Arctic Diving: Coast Guard and Navy resume polar plunge after 11 years

Coast Guard Petty Officer 2nd Class Adam Harris, a member of a joint Coast Guard-Navy dive team deployed on the Coast Guard Cutter Healy, holds a Coast Guard ensign during a cold water ice dive off a Healy small boat in the Arctic, July 29, 2017. The joint dive team successfully completed the first shipboard Coast Guard dive operations in the Arctic in eleven years. U.S. Coast Guard photo by Petty Officer 1st Class David Bradbury

U.S. Coast Guardsmen and U.S. Navy sailors have resumed shipboard dive operations in the Arctic for the first time since two Coast Guard divers perished in a subsurface accident almost 11 years ago.

Following the ice dive casualty that killed Lt. Jessica Hill and Petty Officer 2nd Class Stephen Duque on August 17, 2006, the Coast Guard conducted a comprehensive dive program review and suspended the Arctic dive until this year.

The crew of the Coast Guard Cutter Healy, home ported in Seattle, and a joint dive team held a memorial to honor the fallen divers during the cutter's current Arctic patrol.

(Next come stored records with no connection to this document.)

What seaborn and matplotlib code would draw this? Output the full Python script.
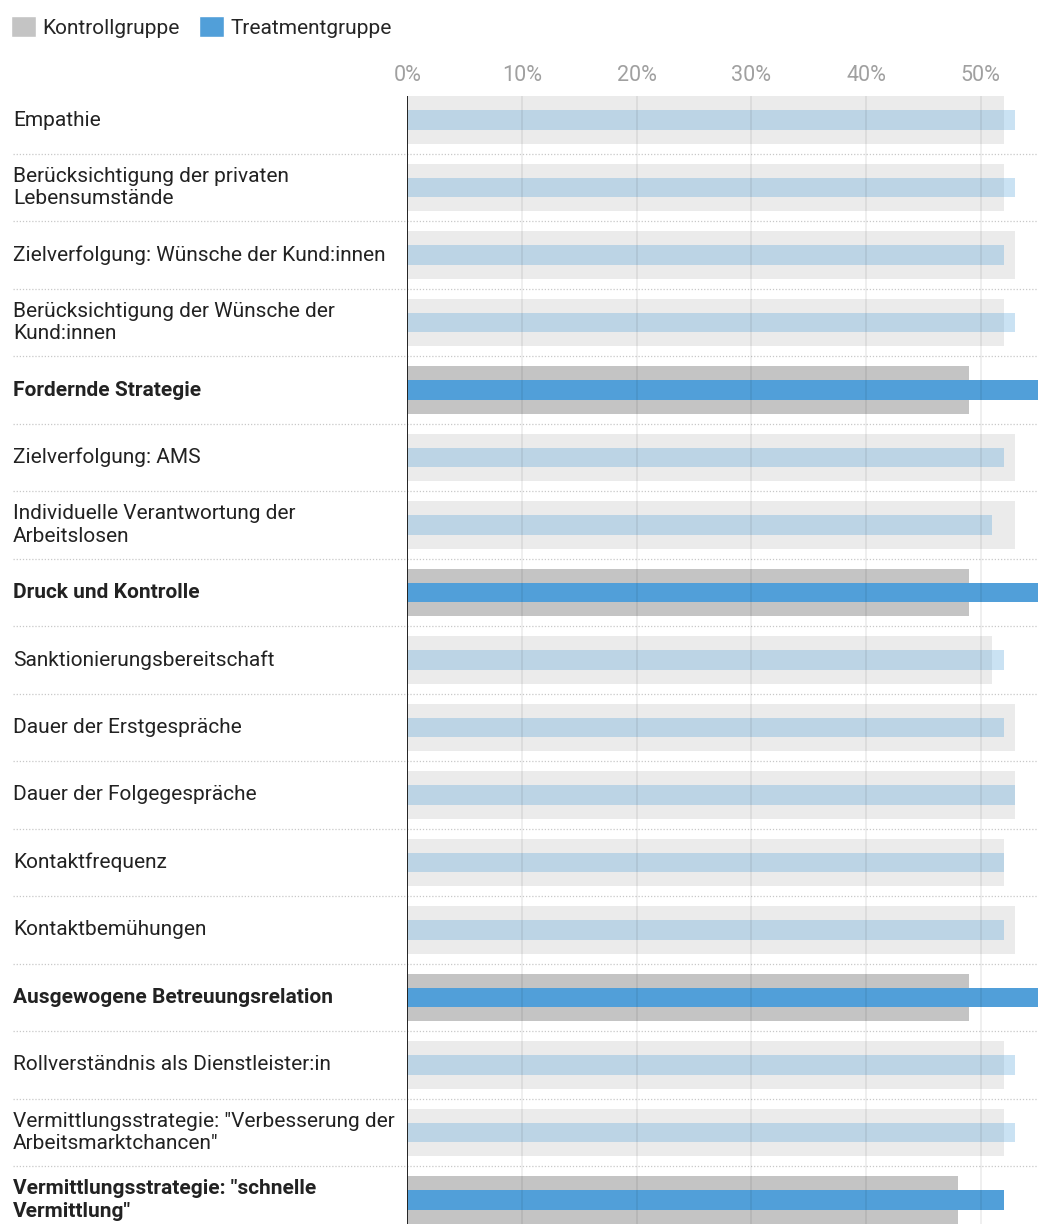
import pandas as pd
import seaborn as sns
import matplotlib.pyplot as plt
import matplotlib.transforms as mtransforms
from matplotlib.patches import Patch

# Daten
kategorien = [
    "Empathie",
    "Berücksichtigung der privaten\nLebensumstände",
    "Zielverfolgung: Wünsche der Kund:innen",
    "Berücksichtigung der Wünsche der\nKund:innen",
    "Fordernde Strategie",
    "Zielverfolgung: AMS",
    "Individuelle Verantwortung der\nArbeitslosen",
    "Druck und Kontrolle",
    "Sanktionierungsbereitschaft",
    "Dauer der Erstgespräche",
    "Dauer der Folgegespräche",
    "Kontaktfrequenz",
    "Kontaktbemühungen",
    "Ausgewogene Betreuungsrelation",
    "Rollverständnis als Dienstleister:in",
    "Vermittlungsstrategie: \"Verbesserung der\nArbeitsmarktchancen\"",
    "Vermittlungsstrategie: \"schnelle\nVermittlung\"",
]
kontrollgruppe = [52, 52, 53, 52, 49, 53, 53, 49, 51, 53, 53, 52, 53, 49, 52, 52, 48]
treatmentgruppe = [53, 53, 52, 53, 57, 52, 51, 57, 52, 52, 53, 52, 52, 55, 53, 53, 52]
hervorgehoben = [False, False, False, False, True, False, False, True, False,
                 False, False, False, False, True, False, False, True]
ticks = [0, 10, 20, 30, 40, 50]

grau = "#C4C4C4"
blau = "#519FD9"

df = pd.DataFrame({"kat": kategorien, "kontroll": kontrollgruppe,
                   "treatment": treatmentgruppe, "hl": hervorgehoben})

sns.set_style("white")
plt.rcParams["font.family"] = ["Roboto", "DejaVu Sans"]

fig = plt.figure(figsize=(10.38, 12.24), dpi=100)
W, H = 1038, 1224
ax_left, ax_top, ax_bottom = 407.3, 96, 1224
ax = fig.add_axes([ax_left / W, 1 - ax_bottom / H, 1 - ax_left / W, (ax_bottom - ax_top) / H])

sns.barplot(data=df, x="kontroll", y="kat", color=grau, width=0.7,
            orient="h", ax=ax, saturation=1, linewidth=0)
n = len(kategorien)
for i, p in enumerate(ax.patches[:n]):
    p.set_alpha(1 if hervorgehoben[i] else 0.33)
sns.barplot(data=df, x="treatment", y="kat", color=blau, width=0.29,
            orient="h", ax=ax, saturation=1, linewidth=0)
for i, p in enumerate(ax.patches[n:]):
    p.set_alpha(1 if hervorgehoben[i] else 0.3)

ax.set_xlim(0, 55)
ax.set_ylim(n - 1 + 0.356, -0.356)
ax.set_xlabel("")
ax.set_ylabel("")
ax.set_yticks([])
ax.xaxis.tick_top()
ax.set_xticks(ticks)
ax.set_xticklabels([f"{t}%" for t in ticks], color="#A0A0A0", fontsize=15.5)
ax.tick_params(axis="x", length=0, pad=7.5)
for s in ax.spines.values():
    s.set_visible(False)

ax.set_axisbelow(False)
ax.grid(axis="x", color="black", alpha=0.07, linewidth=1.3)
ax.axvline(0, color="#222222", linewidth=1.4, zorder=5)

# Zeilenbeschriftungen und Trennlinien
trans = mtransforms.blended_transform_factory(fig.transFigure, ax.transData)
for i, (kat, hl) in enumerate(zip(kategorien, hervorgehoben)):
    ax.text(13 / W, i, kat, transform=trans, ha="left", va="center",
            fontsize=15, color="#222222", fontweight="bold" if hl else "normal",
            linespacing=1.22, clip_on=False)
    if i < n - 1:
        ax.plot([13 / W, 1], [i + 0.5, i + 0.5], transform=trans, color="#C8C8C8",
                linestyle=(0, (1, 1.5)), linewidth=0.9, clip_on=False, zorder=0)

# Legende
handles = [Patch(facecolor=grau, label="Kontrollgruppe"),
           Patch(facecolor=blau, label="Treatmentgruppe")]
fig.legend(handles=handles, loc="upper left", bbox_to_anchor=(0.011, 0.987),
           ncol=2, frameon=False, fontsize=15, handlelength=1.2, handleheight=1.2,
           handletextpad=0.3, columnspacing=0.9, borderaxespad=0, borderpad=0)

fig.savefig("out.png", dpi=100)
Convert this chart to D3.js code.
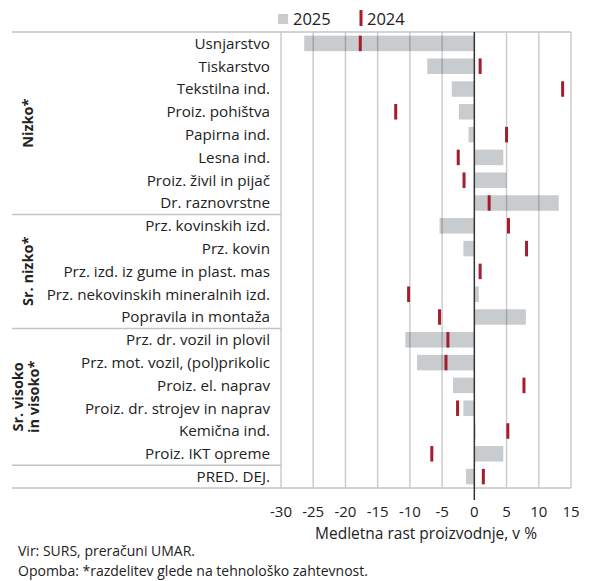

“There is no prospect more sobering than the death of a crew-member,” said Capt. Greg Tlapa, commanding officer of the Healy. “We honor the memory of our shipmates, Lt. Hill and Petty Officer 2nd Class Duque, and will never forget their sacrifices. It gives our crew great pride to re-establish dive capabilities to Healy and meet the subsurface needs and challenges our service will face in the coming years in the Arctic.”

Divers are a primary resource for the Coast Guard when performing a full spectrum of Coast Guard missions, including subsurface maintenance, assistance to marine casualty investigations and supporting search and rescue operations.

The Coast Guard's leadership role in providing a continued Arctic presence is essential to national security, U.S. sovereign interests and scientific research.